--- DATA EXCERPT ---
(begin)

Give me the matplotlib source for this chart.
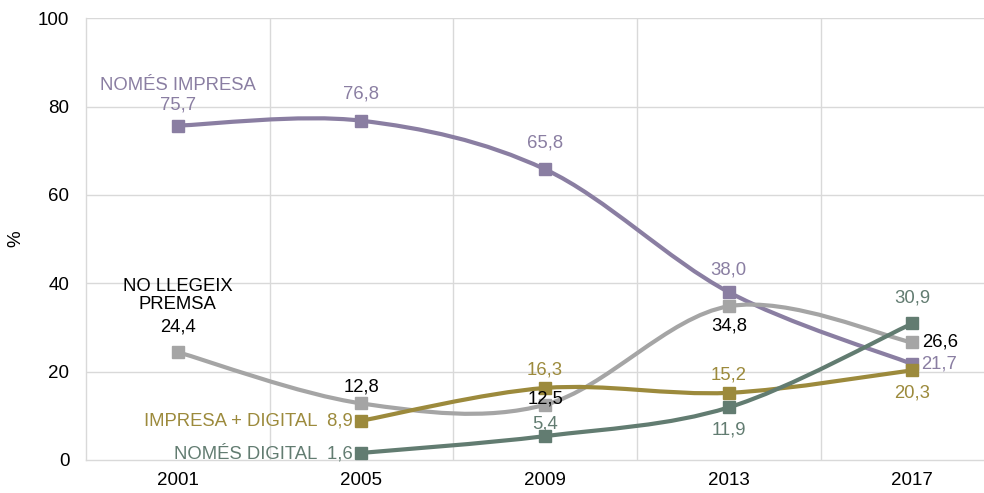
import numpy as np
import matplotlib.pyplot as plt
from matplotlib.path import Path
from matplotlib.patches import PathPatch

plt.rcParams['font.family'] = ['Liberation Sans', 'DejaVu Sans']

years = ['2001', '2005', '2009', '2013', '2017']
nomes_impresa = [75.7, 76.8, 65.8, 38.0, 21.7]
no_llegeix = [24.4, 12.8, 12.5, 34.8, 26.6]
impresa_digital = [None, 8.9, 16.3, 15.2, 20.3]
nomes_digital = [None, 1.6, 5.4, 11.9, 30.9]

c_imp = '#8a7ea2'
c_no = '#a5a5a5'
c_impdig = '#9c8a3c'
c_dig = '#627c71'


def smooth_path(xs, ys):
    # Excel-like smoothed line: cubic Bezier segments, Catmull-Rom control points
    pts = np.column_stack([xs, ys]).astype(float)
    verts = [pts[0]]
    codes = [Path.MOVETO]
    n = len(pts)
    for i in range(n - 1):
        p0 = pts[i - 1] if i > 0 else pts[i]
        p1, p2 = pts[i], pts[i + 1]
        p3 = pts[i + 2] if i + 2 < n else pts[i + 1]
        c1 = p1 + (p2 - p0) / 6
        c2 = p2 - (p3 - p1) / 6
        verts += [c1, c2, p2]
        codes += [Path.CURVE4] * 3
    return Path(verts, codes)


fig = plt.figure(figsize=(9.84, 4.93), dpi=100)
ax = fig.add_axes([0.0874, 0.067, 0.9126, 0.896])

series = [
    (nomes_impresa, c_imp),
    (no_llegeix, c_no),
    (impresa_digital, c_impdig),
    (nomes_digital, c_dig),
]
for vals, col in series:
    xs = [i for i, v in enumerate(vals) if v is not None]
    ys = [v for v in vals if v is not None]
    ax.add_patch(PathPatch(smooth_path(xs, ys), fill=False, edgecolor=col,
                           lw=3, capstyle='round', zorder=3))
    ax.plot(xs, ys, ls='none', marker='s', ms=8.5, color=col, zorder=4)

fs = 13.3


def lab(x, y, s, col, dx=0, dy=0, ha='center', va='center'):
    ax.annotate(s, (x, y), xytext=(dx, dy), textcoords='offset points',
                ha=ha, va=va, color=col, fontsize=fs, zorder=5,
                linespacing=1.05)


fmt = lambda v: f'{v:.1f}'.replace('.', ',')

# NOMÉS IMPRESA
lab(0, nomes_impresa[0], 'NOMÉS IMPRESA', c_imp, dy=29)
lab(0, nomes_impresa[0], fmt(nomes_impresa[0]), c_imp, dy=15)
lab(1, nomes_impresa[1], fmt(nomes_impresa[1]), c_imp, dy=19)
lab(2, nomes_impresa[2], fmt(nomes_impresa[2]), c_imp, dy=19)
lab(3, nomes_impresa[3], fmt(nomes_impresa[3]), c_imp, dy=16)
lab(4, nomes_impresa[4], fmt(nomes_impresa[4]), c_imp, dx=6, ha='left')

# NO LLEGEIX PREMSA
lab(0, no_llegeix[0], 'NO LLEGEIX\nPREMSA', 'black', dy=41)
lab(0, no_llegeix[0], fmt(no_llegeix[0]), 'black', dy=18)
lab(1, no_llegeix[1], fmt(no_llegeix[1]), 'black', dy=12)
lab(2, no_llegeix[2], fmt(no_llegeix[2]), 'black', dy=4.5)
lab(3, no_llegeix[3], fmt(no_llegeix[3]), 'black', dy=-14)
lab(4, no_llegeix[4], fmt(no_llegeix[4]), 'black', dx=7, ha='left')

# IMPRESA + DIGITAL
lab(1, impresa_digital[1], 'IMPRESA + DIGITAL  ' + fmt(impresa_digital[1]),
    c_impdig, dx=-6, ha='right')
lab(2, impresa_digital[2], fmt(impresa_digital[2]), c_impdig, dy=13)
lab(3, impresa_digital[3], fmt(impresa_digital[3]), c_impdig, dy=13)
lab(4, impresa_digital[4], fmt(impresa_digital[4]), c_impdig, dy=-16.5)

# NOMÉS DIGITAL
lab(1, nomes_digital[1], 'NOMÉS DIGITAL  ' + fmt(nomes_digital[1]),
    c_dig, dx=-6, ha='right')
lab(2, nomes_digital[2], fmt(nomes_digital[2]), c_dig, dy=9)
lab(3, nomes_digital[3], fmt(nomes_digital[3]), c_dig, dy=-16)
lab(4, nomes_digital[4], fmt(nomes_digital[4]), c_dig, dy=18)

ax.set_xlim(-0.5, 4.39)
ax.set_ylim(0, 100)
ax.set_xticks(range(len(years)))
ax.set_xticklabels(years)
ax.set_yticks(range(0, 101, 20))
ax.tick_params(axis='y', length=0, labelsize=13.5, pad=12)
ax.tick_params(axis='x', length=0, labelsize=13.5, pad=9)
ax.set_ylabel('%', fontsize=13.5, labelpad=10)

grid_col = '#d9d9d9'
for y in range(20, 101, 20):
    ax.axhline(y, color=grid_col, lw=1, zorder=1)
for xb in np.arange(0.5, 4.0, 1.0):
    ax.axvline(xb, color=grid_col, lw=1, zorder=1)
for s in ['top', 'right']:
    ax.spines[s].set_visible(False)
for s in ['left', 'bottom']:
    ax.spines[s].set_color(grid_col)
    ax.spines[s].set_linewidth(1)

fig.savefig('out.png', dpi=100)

(end)

--- GOAL ---
Look for the word "matplotlib" in every line of the listing and copy the lines that have it.

--- RESPONSE BELOW ---
Give me the matplotlib source for this chart.
import matplotlib.pyplot as plt
from matplotlib.path import Path
from matplotlib.patches import PathPatch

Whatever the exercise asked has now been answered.